Life

Best Friends = Sporks

by Samantha Jaffe

People love to talk about friendship. They write articles about male-female friendship — let’s call it the When Harry Met Sally effect. They write movies about male friendship: think The Sandlot, or Stand By Me, or Remember the Titans, or a million others. They write books about frenemies. And, somehow, in all that discourse, the beauties of real, close female friendship often get lost. It’s just not sexy, I guess, so no one wants to go there.

But girl friends deserve a shout-out. So here’s my analogy: Girl friends are like cutlery. Some are knives: great in the right situations, can cut deep with their honesty, not the warmest and fuzziest kind of people. Some are forks: can handle a lot of different things, dependable, but not always the life of the party. Some are spoons: nurturing and nice, but can’t dish out the (sometimes) brutal truth that we all need from time to time.

And then there are the friends who are those all-purpose camping sporks with a fork on one end, a spoon on the other, and a serrated knife-edge on one side. These are the friends you laugh with, cry with, drink with, dance with, go to the gym with, and take with you as your date to work functions. They are the keepers.

I was lucky enough to have a whole mob of sporks in college. I was the girl who was always close with guys, and it surprised me as much as anyone when I found myself a part of a massive, close-knit pack of brilliant, talented, and interesting women. These are friendships I intend to hang onto for a lifetime. These are friendships that are about so much more than what magazines and movies want us to think female friendships are about. Yes, we talk about boys — a lot. But we also talk about politics, public health, affirmative action, books, school, jobs, our families, and the future. These are the first people I call when something happens, good or bad.

The sporks in your life aren't the kind if people you only see after dinner and before breakfast. They're the jacks-of-all-trades, the ones you can use as a buffer at a family event, and also as a wing-woman at the trendiest bar in your city of choice.

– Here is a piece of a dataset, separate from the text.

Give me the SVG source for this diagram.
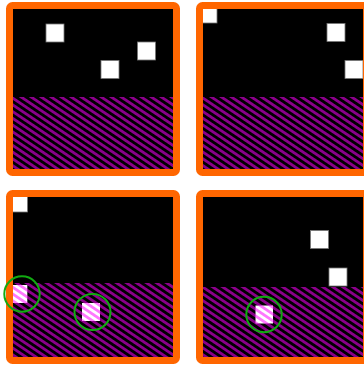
<svg xmlns="http://www.w3.org/2000/svg" width="364" height="365" viewBox="0 0 364 365">
<style>
.bg{fill:#000}
.hatch{fill:url(#purpleHatch)}
.frame{fill:none;stroke:#ff6600;stroke-width:7}
.sq{fill:#fff;stroke:#777;stroke-width:0.8}
.psq{fill:url(#pinkHatch)}
.ring{fill:none;stroke:#11aa11;stroke-width:2}
</style>
<defs>
<pattern id="purpleHatch" patternUnits="userSpaceOnUse" width="5.6" height="5.6" patternTransform="rotate(34)">
<rect width="5.6" height="5.6" fill="#000"/>
<rect width="5.6" height="2.8" fill="#8b008b"/>
</pattern>
<pattern id="pinkHatch" patternUnits="userSpaceOnUse" width="5.6" height="5.6" patternTransform="rotate(34)">
<rect width="5.6" height="5.6" fill="#fff"/>
<rect width="5.6" height="2.8" fill="#ff77ff"/>
</pattern>
</defs>
<g id="panel1">
<rect class="bg" x="9.5" y="5.5" width="167" height="167"/>
<rect class="hatch" x="9.5" y="97" width="167" height="75.5"/>
<rect class="sq" x="46" y="24" width="18" height="18"/>
<rect class="sq" x="137.5" y="42" width="18" height="18"/>
<rect class="sq" x="101" y="60.5" width="18" height="18"/>
<rect class="frame" x="9.5" y="5.5" width="167" height="167" rx="3"/>
</g>
<g id="panel2">
<rect class="bg" x="199.5" y="5.5" width="167" height="167"/>
<rect class="hatch" x="199.5" y="97" width="167" height="75.5"/>
<rect class="sq" x="199" y="5" width="18" height="18"/>
<rect class="sq" x="327" y="23.5" width="18" height="18"/>
<rect class="sq" x="345" y="60.5" width="18" height="18"/>
<rect class="frame" x="199.5" y="5.5" width="167" height="167" rx="3"/>
</g>
<g id="panel3">
<rect class="bg" x="9.5" y="193.5" width="167" height="167"/>
<rect class="hatch" x="9.5" y="283" width="167" height="77.5"/>
<rect class="sq" x="9.5" y="194" width="18" height="18"/>
<rect class="psq" x="9.3" y="285" width="18" height="18"/>
<rect class="psq" x="82" y="303" width="18" height="18"/>
<rect class="frame" x="9.5" y="193.5" width="167" height="167" rx="3"/>
<circle class="ring" cx="22" cy="294" r="17.7"/>
<circle class="ring" cx="92.5" cy="312" r="18"/>
</g>
<g id="panel4">
<rect class="bg" x="199.5" y="193.5" width="167" height="167"/>
<rect class="hatch" x="199.5" y="287" width="167" height="73.5"/>
<rect class="sq" x="310.5" y="230.5" width="18" height="18"/>
<rect class="sq" x="329" y="268" width="18" height="18"/>
<rect class="psq" x="255.5" y="305.5" width="17.5" height="18"/>
<rect class="frame" x="199.5" y="193.5" width="167" height="167" rx="3"/>
<circle class="ring" cx="264" cy="314.5" r="17.7"/>
</g>
<g id="connectors"/>
</svg>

I’m talking about the friends who tell you what they really think about the guy or girl you’re dating, knowing full well that you may hate them for it now — but you'll thank them for it three months later. I’m talking about the friends who serve as human crutches when you sprain your ankle wandering the streets drunkenly in heels, and the ones who will sit with you while you scream for your mom because it hurts so much.

I’m talking about the ones who will just physically be there, sitting on your bed, when something awful and above your maturity level happens. The ones who will wear face-paint with you. The ones who will go out of their way to buy you something ridiculous. The ones who are always down for an adventure. The ones who will drive miles out of their way to pick you up at the airport. The ones who will stand up for you when you’re not there, and the ones who talk about you like you’re a mixture of a rock star and a demigod, even though, to quote Fight Club, “you are not special, you are not a beautiful or unique snowflake, you are the same decaying organic matter as everything else.”

As college becomes further from me, I have to take time, stop, and think about these women in my life — and be grateful. Because friends who are sporks think you walk on water, and you think the same of them.